La cosa es mucho más sencilla. Aquí no hay grandes conspiraciones. Pemex, como cualquier accionista minoritario, busca no ser avasallado en la junta de accionistas y para eso establece alianzas. Por su parte, Sacyr busca maximizar sus rendimientos para cubrir la enorme deuda que arrastra desde que decidió convertirse en el accionista mayoritario de la empresa.
Insisto en que no quiero comprar por adelantado los objetivos que el gobierno mexicano ha enunciado respecto de la ampliación de su participación en Repsol, pero habría que darle el beneficio de la duda de que dicha operación ayudará a Pemex a hacerse de tecnología de punta para la explotación de hidrocarburos en aguas profundas, algo de lo que casi carece.

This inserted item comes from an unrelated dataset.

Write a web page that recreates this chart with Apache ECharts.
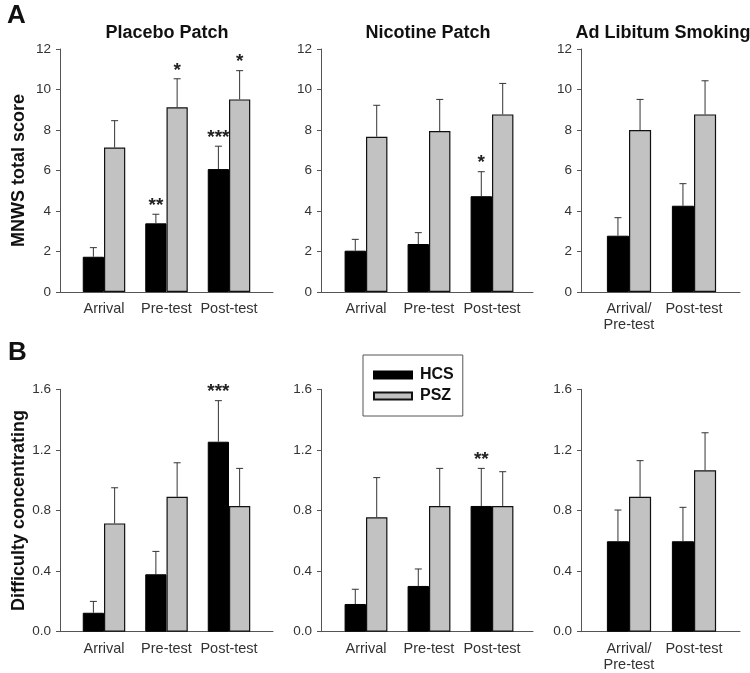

Por otro lado es imposible no ver la incoherencia de quienes se quejan por la participación de Pemex en Repsol pero pasan por alto las inversiones españolas en distintos sectores de la economía mexicana. Hablemos tan sólo de la banca, donde opera BBVA (antes Bancomer), una institución que obtiene en México la mitad de sus ganancias mundiales.
También me ha llamado la atención la reacción que ha suscitado en nuestro país la compra de acciones de Repsol. No sé si es la suspicacia de siempre o la incapacidad de pensar que Pemex pudiera llegar a controlar una empresa extranjera.
En cualquiera de los dos casos, no se toma en cuenta que la participación mexicana en Repsol data de hace tres décadas, cuando Pemex adquirió acciones de Petronor para poder usar una refinería en Vizcaya y facilitar así sus exportaciones hacia el mercado europeo.
De las críticas que he escuchado sobre este caso, sólo encuentro una irrefutable: la que señala la incongruencia de que Petróleos Mexicanos pueda comprar acciones de empresas extranjeras al tiempo que la ley mexicana es celosa de casi cualquier inversión privada en Pemex.
Esa es una visión superada en el resto del mundo y una de las causas de que el contribuyente mexicano tenga que cargar con saldos de operación negativos, que tan sólo en Pemex Refinación sumaron casi 360 mil millones de pesos entre 2005 y 2009, lo doble de la sangría de la extinta Luz y Fuerza del Centro en el mismo lapso.